Anyway, here's what we've posted so far:
- May: maryland tornado warning, a mini-larp: an imitation of the experience of sheltering in place to wait out tornado warnings.
- June: conspiracy in reverse: a solo fiction-writing game where you use an oracle deck to tell a story of someone uncovering secrets about themself.
- The Packbats' playing card oracle system, which we invented before we had a tarot deck of our own.
- July: as you would expect: a two-player game about one character visiting the dreams of another.
- August: space to unfold: a freeform game about escaping a repressive culture and discovering yourself now that you're in a safe place.
- September: talk about your lives: a letter-writing game: in which you tell each other about events in your lives, good and bad, and use those events to make up stories about events in your characters' lives as they also write letters back and forth.

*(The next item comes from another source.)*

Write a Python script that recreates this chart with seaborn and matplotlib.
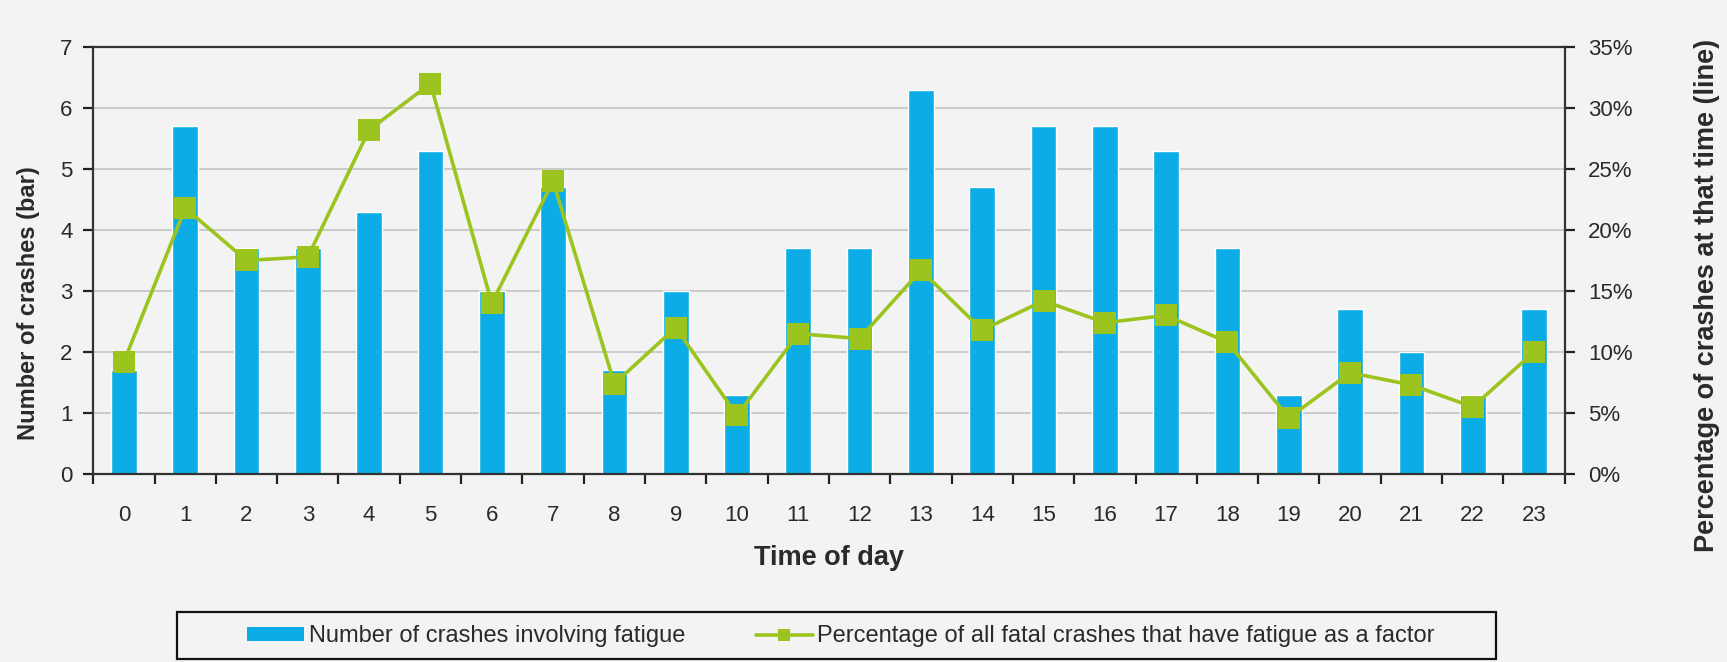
import numpy as np
import matplotlib
matplotlib.use('Agg')
import matplotlib.pyplot as plt
from matplotlib.ticker import FixedLocator, PercentFormatter
from matplotlib.lines import Line2D
from matplotlib.patches import Rectangle, Patch
import seaborn as sns
import pandas as pd

#%% data

hours = list(range(24))
crashes = [1.7, 5.7, 3.7, 3.7, 4.3, 5.3, 3.0, 4.7, 1.7, 3.0, 1.3, 3.7,
           3.7, 6.3, 4.7, 5.7, 5.7, 5.3, 3.7, 1.3, 2.7, 2.0, 1.3, 2.7]
pct_fatigue = [9.2, 21.8, 17.5, 17.8, 28.2, 32.0, 14.0, 24.0, 7.4, 12.0, 4.8, 11.5,
               11.1, 16.7, 11.8, 14.2, 12.4, 13.0, 10.8, 4.6, 8.3, 7.3, 5.5, 10.0]

bar_label = 'Number of crashes involving fatigue'
line_label = 'Percentage of all fatal crashes that have fatigue as a factor'

BLUE = '#0cade6'
GREEN = '#9cc41f'
BG = '#f3f3f3'
TXT = '#2a2a2a'

df = pd.DataFrame({'hour': hours, 'crashes': crashes, 'pct': pct_fatigue})

#%% plot

sns.set_theme(style='white')
plt.rcParams['font.family'] = ['Liberation Sans', 'DejaVu Sans']

fig = plt.figure(figsize=(17.27, 6.62), dpi=100, facecolor=BG)
ax = fig.add_axes([0.054, 0.284, 0.852, 0.645], facecolor=BG)

sns.barplot(data=df, x='hour', y='crashes', color=BLUE, width=0.42,
            saturation=1, ax=ax, zorder=2)

ax.set_ylim(0, 7)
ax.set_xlim(-0.5, 23.5)
ax.set_yticks(range(8))
ax.yaxis.grid(True, color='#c4c4c4', lw=1.2, zorder=0)
ax.set_axisbelow(True)

# excel-like ticks between the categories
ax.xaxis.set_minor_locator(FixedLocator(np.arange(-0.5, 24, 1)))
ax.tick_params(axis='x', which='major', length=0, pad=22, labelsize=16, colors=TXT)
ax.tick_params(axis='x', which='minor', length=7, width=1.6, color='#222222', bottom=True)
ax.tick_params(axis='y', length=7, width=1.6, color='#222222', left=True, labelsize=16,
               labelcolor=TXT, pad=8)

for s in ['left', 'bottom', 'top']:
    ax.spines[s].set_color('#333333')
    ax.spines[s].set_linewidth(1.6)
ax.spines['right'].set_visible(False)

ax.set_xlabel('Time of day', fontsize=19.5, fontweight='bold', color=TXT)
ax.xaxis.set_label_coords(0.5, -0.166)
ax.set_ylabel('Number of crashes (bar)', fontsize=17, fontweight='bold', color=TXT)
ax.yaxis.set_label_coords(-0.036, 0.40)

ax2 = ax.twinx()
sns.lineplot(data=df, x='hour', y='pct', color=GREEN, lw=2.6, marker='s',
             markersize=15.5, markeredgewidth=0, ax=ax2, zorder=3)
ax2.set_ylim(0, 35)
ax2.set_yticks(range(0, 36, 5))
ax2.yaxis.set_major_formatter(PercentFormatter(decimals=0))
ax2.tick_params(axis='y', length=7, width=1.6, color='#222222', right=True, labelsize=16,
                labelcolor=TXT, pad=10)
ax2.spines['right'].set_color('#333333')
ax2.spines['right'].set_linewidth(1.6)
for s in ['left', 'bottom', 'top']:
    ax2.spines[s].set_visible(False)
ax2.set_ylabel('Percentage of crashes at that time (line)', fontsize=19.5,
               fontweight='bold', color=TXT)
ax2.yaxis.set_label_coords(1.088, 0.418)
ax2.set_xlabel('')

# legend: proxies with a small marker like the original, box drawn separately
handles = [Patch(facecolor=BLUE, edgecolor='none'),
           Line2D([], [], color=GREEN, lw=2.6, marker='s', markersize=8.5, markeredgewidth=0)]
leg = fig.legend(handles, [bar_label, line_label], loc='center', ncol=2,
                 bbox_to_anchor=(0.487, 0.039), frameon=False, fontsize=17,
                 handlelength=2.4, handleheight=0.5, handletextpad=0.2,
                 columnspacing=3.0, labelcolor=TXT)
fig.patches.append(Rectangle((0.1025, 0.004), 0.7635, 0.0715, transform=fig.transFigure,
                             facecolor='none', edgecolor='#111111', lw=1.6))

fig.savefig('out.png', dpi=100, facecolor=BG)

- October (today!): where things will happen: a worldbuilding game designed to set up the games that follow it with a setting that the players know and that has a few plot hooks to draw on.
We're hoping to finish out at least a full year, so, this is the official halfway point! Feeling optimistic about continuing - we have some bangers in the queue, I think.
...oh, and on the subject of mini TTRPGs: we also made a podcast pilot episode for a jam where us and our podner (podcasting partner) invented a roleplaying game to create the prologue to a YA creature horror story and then played it. It's an hour and fifteen minutes, and a copy of the post-recording edited version of the game is available on the page - feel free to check out either or both! (The jam was for The Podcast Mines, which is a delightful show about pitching podcasts but never actually starting any of them; our episode will likely be a part of their Episode 100 special that should drop tomorrow.)